Deon du Plessis, flamboyant founder and publisher of the biggest newspaper in the country, Daily Sun, has passed away. The 59 year old du Plessis had been suffering from acute bronchitis when he succumbed. He leaves his wife Vanessa, daughter and two grandchildren.
Veteran Avusa editor Charles Mogale is widely credited as the man who really created South Africa’s tabloid newspaper industry in the early 2000s when he took the newly formed Sunday World from a serious broadsheet to the country’s top tabloid read within a couple of years. Under Mogale we saw the rise of the popular Shwashwi character and the vilification of celebrity in general.

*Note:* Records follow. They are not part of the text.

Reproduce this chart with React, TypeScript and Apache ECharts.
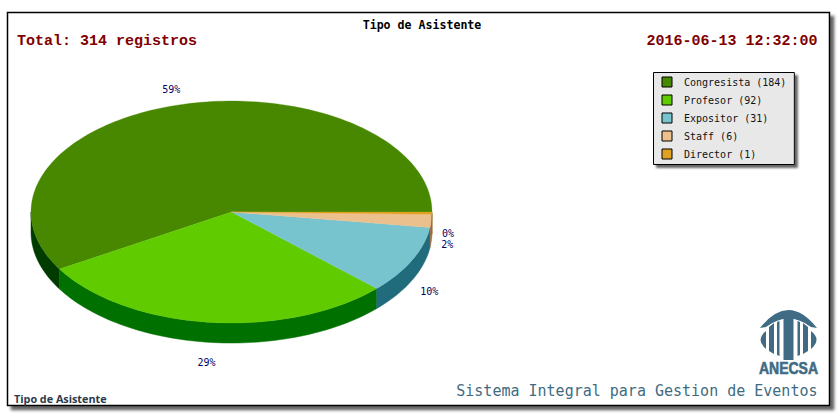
import React, { useEffect, useRef } from "react";
import * as echarts from "echarts";

const categories = ["Congresista", "Profesor", "Expositor", "Staff", "Director"];
const values = [184, 92, 31, 6, 1];
const topColors = ["#488800", "#60CC00", "#78C4CE", "#ECC08C", "#E0A020"];
const sideColors = ["#003C00", "#007000", "#206C7C", "#A07048", "#906010"];
const labelNudgeX = [-2, -1, 1, -2, -2];
const labelNudgeY = [2, 1, 2, 1, -1];
const titleText = "Tipo de Asistente";
const totalText = "Total: 314 registros";
const dateText = "2016-06-13 12:32:00";
const footerText = "Sistema Integral para Gestion de Eventos";
const captionText = "Tipo de Asistente";
const logoText = "ANECSA";

const LOGO_PATH =
  "M10 23 Q38.5 -13 67 23 L61 22 Q38.5 5 16 22 Z " +
  "M33.5 12 L43.5 12 L43.5 55 L33.5 55 Z " +
  "M16 26 Q5 34.5 16 44 Z M61 26 Q72 34.5 61 44 Z " +
  "M19 22 L24 18 L24 49 L19 46 Z M58 22 L53 18 L53 49 L58 46 Z " +
  "M27 17 L29.5 16 L29.5 51 L27 50 Z M50 17 L47.5 16 L47.5 51 L50 50 Z";

echarts.graphic.registerShape("anecsaLogo", (echarts.graphic as any).extendPath(LOGO_PATH, {}));

const CX = 231.5;
const CY = 212;
const RX = 200.5;
const RY = 111;
const DEPTH = 20;
const total = values.reduce((a, b) => a + b, 0);

function pt(deg: number, dy = 0): number[] {
  const a = (deg * Math.PI) / 180;
  return [CX + RX * Math.cos(a), CY - RY * Math.sin(a) + dy];
}

function arc(from: number, to: number, dy = 0): number[][] {
  const pts: number[][] = [];
  const n = Math.max(1, Math.ceil((to - from) / 1.5));
  for (let i = 0; i <= n; i++) pts.push(pt(from + ((to - from) * i) / n, dy));
  return pts;
}

function sliceRender(index: number) {
  const before = values.slice(0, index).reduce((a, b) => a + b, 0);
  const start = (before / total) * 360;
  const end = ((before + values[index]) / total) * 360;
  const mid = (start + end) / 2;
  return () => {
    const children: any[] = [];
    const sFrom = Math.max(start, 180);
    if (end > sFrom) {
      const upper = arc(sFrom, end);
      const lower = arc(sFrom, end, DEPTH).reverse();
      children.push({
        type: "polygon",
        shape: { points: upper.concat(lower) },
        style: { fill: sideColors[index], stroke: sideColors[index], lineWidth: 0.5 },
      });
    }
    children.push({
      type: "polygon",
      shape: { points: [[CX, CY]].concat(arc(start, end)) },
      style: { fill: topColors[index], stroke: topColors[index], lineWidth: 0.3 },
    });
    const a = (mid * Math.PI) / 180;
    const lx = pt(mid)[0] + 18 * Math.cos(a) + labelNudgeX[index];
    const ly = pt(mid)[1] - 18 * Math.sin(a) + (mid > 180 ? DEPTH + 1 : 0) + labelNudgeY[index];
    children.push({
      type: "text",
      x: lx,
      y: ly,
      style: {
        text: `${Math.round((values[index] / total) * 100)}%`,
        fill: "#000066",
        font: '10px "DejaVu Sans Mono"',
        align: "center",
        verticalAlign: "middle",
      },
    });
    return { type: "group", children };
  };
}

export default function App() {
  const ref = useRef<HTMLDivElement>(null);
  useEffect(() => {
    document.body.style.margin = "0";
    const chart = echarts.init(ref.current!, undefined, { renderer: "svg" });
    const mono = '"DejaVu Sans Mono"';
    chart.setOption({
      animation: false,
      backgroundColor: "#ffffff",
      legend: {
        orient: "vertical",
        left: 653.5,
        top: 72.5,
        padding: [4, 8, 5, 8],
        itemWidth: 10,
        itemHeight: 10,
        itemGap: 7,
        selectedMode: false,
        backgroundColor: "#E8E8E8",
        borderColor: "#000000",
        borderWidth: 1,
        borderRadius: 0,
        shadowColor: "rgba(60,60,60,0.8)",
        shadowBlur: 2,
        shadowOffsetX: 3,
        shadowOffsetY: 3,
        icon: "rect",
        itemStyle: { borderColor: "#000000", borderWidth: 1 },
        textStyle: { fontFamily: "DejaVu Sans Mono", fontSize: 10, color: "#111111", padding: [0, 0, 0, 7] },
        data: categories,
        formatter: (name: string) => `${name} (${values[categories.indexOf(name)]})`,
      },
      series: categories.map((name, i) => ({
        type: "custom",
        name,
        coordinateSystem: "none",
        itemStyle: { color: topColors[i] },
        data: [[values[i]]],
        renderItem: sliceRender(i),
        silent: true,
      })),
      graphic: [
        {
          type: "rect",
          z: -1,
          shape: { x: 7.5, y: 12.5, width: 822, height: 393 },
          style: {
            fill: "#ffffff",
            stroke: "#000000",
            lineWidth: 1.5,
            shadowColor: "rgba(70,70,70,0.85)",
            shadowBlur: 3,
            shadowOffsetX: 4,
            shadowOffsetY: 4,
          },
        },
        { type: "text", x: 422, y: 25, style: { text: titleText, fill: "#000", font: `bold 11.6px ${mono}`, align: "center", verticalAlign: "middle" } },
        { type: "text", x: 17, y: 41, style: { text: totalText, fill: "#800000", font: 'bold 15px "Liberation Mono"', verticalAlign: "middle" } },
        { type: "text", x: 817.5, y: 41, style: { text: dateText, fill: "#800000", font: 'bold 15px "Liberation Mono"', align: "right", verticalAlign: "middle" } },
        { type: "text", x: 817.5, y: 391, style: { text: footerText, fill: "#3F6B80", font: `15px ${mono}`, align: "right", verticalAlign: "middle" } },
        { type: "text", x: 14, y: 398, style: { text: captionText, fill: "#2A3A4A", font: 'bold 10.8px "Open Sans"', verticalAlign: "middle" } },
        { type: "anecsaLogo", x: 750, y: 305, style: { fill: "#3F6B85" } },
        { type: "text", x: 788.5, y: 368, scaleY: 1.2, style: { text: logoText, fill: "#3F6B85", stroke: "#3F6B85", lineWidth: 0.5, font: 'bold 14px "Liberation Sans"', align: "center", verticalAlign: "middle" } },
      ],
    });
    return () => chart.dispose();
  }, []);
  return <div ref={ref} style={{ width: 839, height: 417 }} />;
}
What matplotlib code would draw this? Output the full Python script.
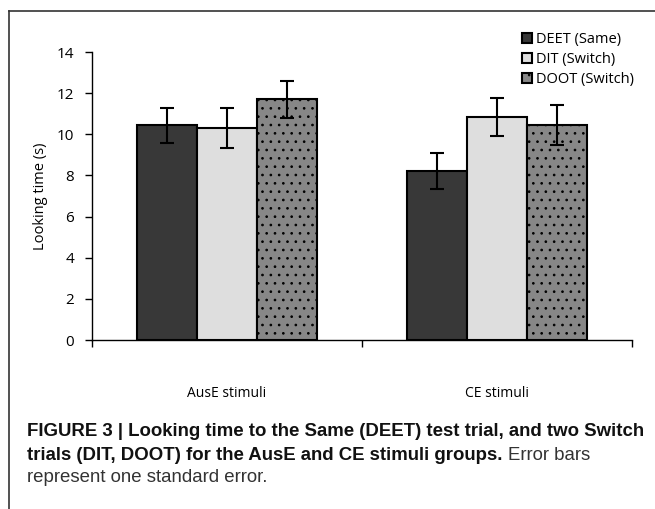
import numpy as np
import matplotlib
matplotlib.use('Agg')
from matplotlib import pyplot as plt
from matplotlib.lines import Line2D

groups = ['AusE stimuli', 'CE stimuli']
series = ['DEET (Same)', 'DIT (Switch)', 'DOOT (Switch)']
deet = [10.45, 8.2]
dit = [10.3, 10.85]
doot = [11.7, 10.45]
deet_err = [0.85, 0.88]
dit_err = [0.97, 0.92]
doot_err = [0.89, 0.97]
yticks = [0, 2, 4, 6, 8, 10, 12, 14]

plt.rcParams['font.family'] = ['Open Sans', 'DejaVu Sans']
plt.rcParams['hatch.linewidth'] = 0.7
plt.rcParams['hatch.color'] = '#333333'

fig = plt.figure(figsize=(6.55, 5.09), dpi=100)
ax = fig.add_axes([92/655, 1-340/509, 540/655, 288/509])

x = np.arange(len(groups))
w = 0.222
colors = ['#383838', '#dedede', '#878787']
hatches = [None, None, '..']
vals = [deet, dit, doot]
errs = [deet_err, dit_err, doot_err]
for i in range(3):
    ax.bar(x + (i - 1) * w, vals[i], w, color=colors[i], edgecolor='black',
           linewidth=1.5, hatch=hatches[i], label=series[i], zorder=2)
    ax.errorbar(x + (i - 1) * w, vals[i], yerr=errs[i], fmt='none', ecolor='black',
                elinewidth=1.5, capsize=5, capthick=1.5, zorder=3)

ax.set_xlim(-0.5, 1.5)
ax.set_ylim(0, 14)
ax.set_yticks(yticks)
ax.set_xticks([-0.5, 0.5, 1.5])
ax.set_xticklabels([])
ax.set_xticks(x, minor=True)
ax.set_xticklabels(groups, minor=True, fontsize=10)
ax.tick_params(axis='x', which='minor', length=0, pad=33)
ax.tick_params(axis='x', which='major', length=5, width=1, direction='out')
ax.tick_params(axis='y', length=5, width=1, direction='out', labelsize=11, pad=8)
for s in ['top', 'right']:
    ax.spines[s].set_visible(False)
ax.spines['left'].set_linewidth(1)
ax.spines['bottom'].set_linewidth(1)
ax.set_ylabel('Looking time (s)', fontsize=10.5, labelpad=6)

leg = ax.legend(loc='upper left', bbox_to_anchor=(0.785, 1.09), frameon=False,
                fontsize=10.5, handlelength=0.7, handleheight=0.7, handletextpad=0.3,
                labelspacing=0.35, borderaxespad=0)

# panel frame (top and left edges)
fig.add_artist(Line2D([9/655, 9/655], [0, 1-11/509], color='#333333', lw=1.2))
fig.add_artist(Line2D([9/655, 1], [1-11/509, 1-11/509], color='#333333', lw=1.2))

cap = ['Liberation Sans', 'DejaVu Sans']
fs = 12
t1 = fig.text(27/655, 1-431/509, 'FIGURE 3 | Looking time to the Same (DEET) test trial, and two Switch',
              fontsize=fs, fontweight='bold', family=cap, va='center', color='#111111')
fig.canvas.draw()
fs = fs * 618 / t1.get_window_extent().width
t1.set_fontsize(fs)
t2 = fig.text(27/655, 1-455/509, 'trials (DIT, DOOT) for the AusE and CE stimuli groups.',
              fontsize=fs, fontweight='bold', family=cap, va='center', color='#111111')
fig.canvas.draw()
bb = t2.get_window_extent()
fig.text((bb.x1 + 5) / 655, 1-455/509, 'Error bars', fontsize=fs, family=cap,
         va='center', color='#333333')
fig.text(27/655, 1-478/509, 'represent one standard error.', fontsize=fs, family=cap,
         va='center', color='#333333')

fig.savefig('out.png', dpi=100)
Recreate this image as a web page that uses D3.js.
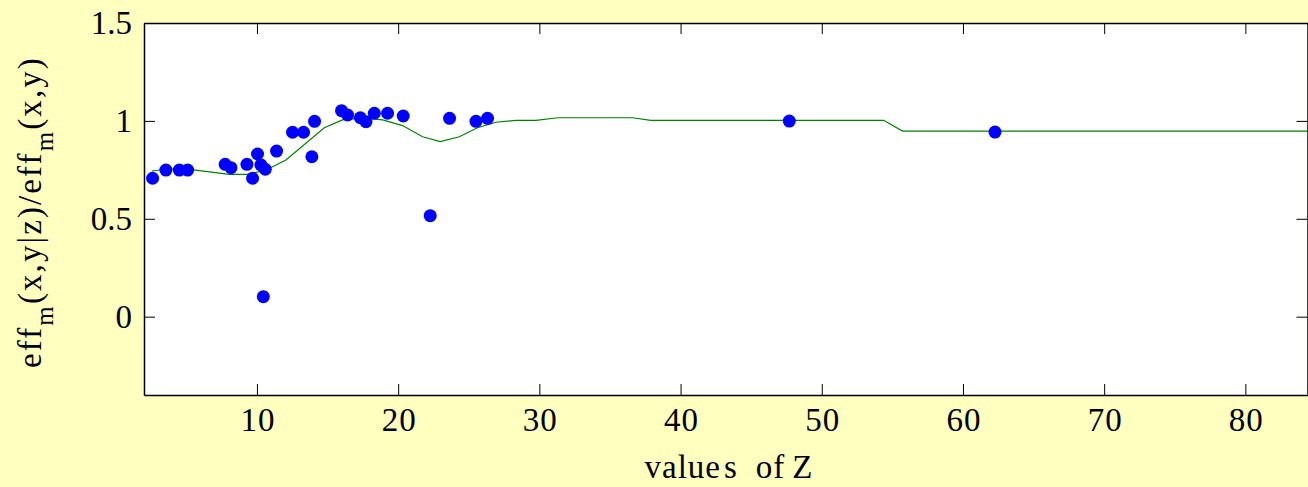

What du Plessis did was to remove the celebrity aspect from tabloid but still keeping it basic. He was also the guy who started Nova, an upmarket daily tabloid that only lived for about 6 months. The magic of Daily Sun could not be replicated, except perhaps on Sunday with the Sunday Sun sister paper. Daily sun was once selling over 550 000 copies a day, but has now settled around the 380 000 mark.
He was a flamboyant former journalist who was a serious newsman during the 1970s and 1980s when he worked for Argus, Pretoria News and the Star among others. The idea of an everyman newspaper that would cater for the lowest end of the market really got him excited and he took it to his old buddies at Independent Newspapers (publishers of Isolezwe, Star and Pretoria News). Unfortunately they didn’t see the potential that du Plessis was selling them, and they turned him down. He then approached NASPERS, owners of the likes of DSTV, Beeld, City Press and MWEB. They went ahead with him and eventually made history together.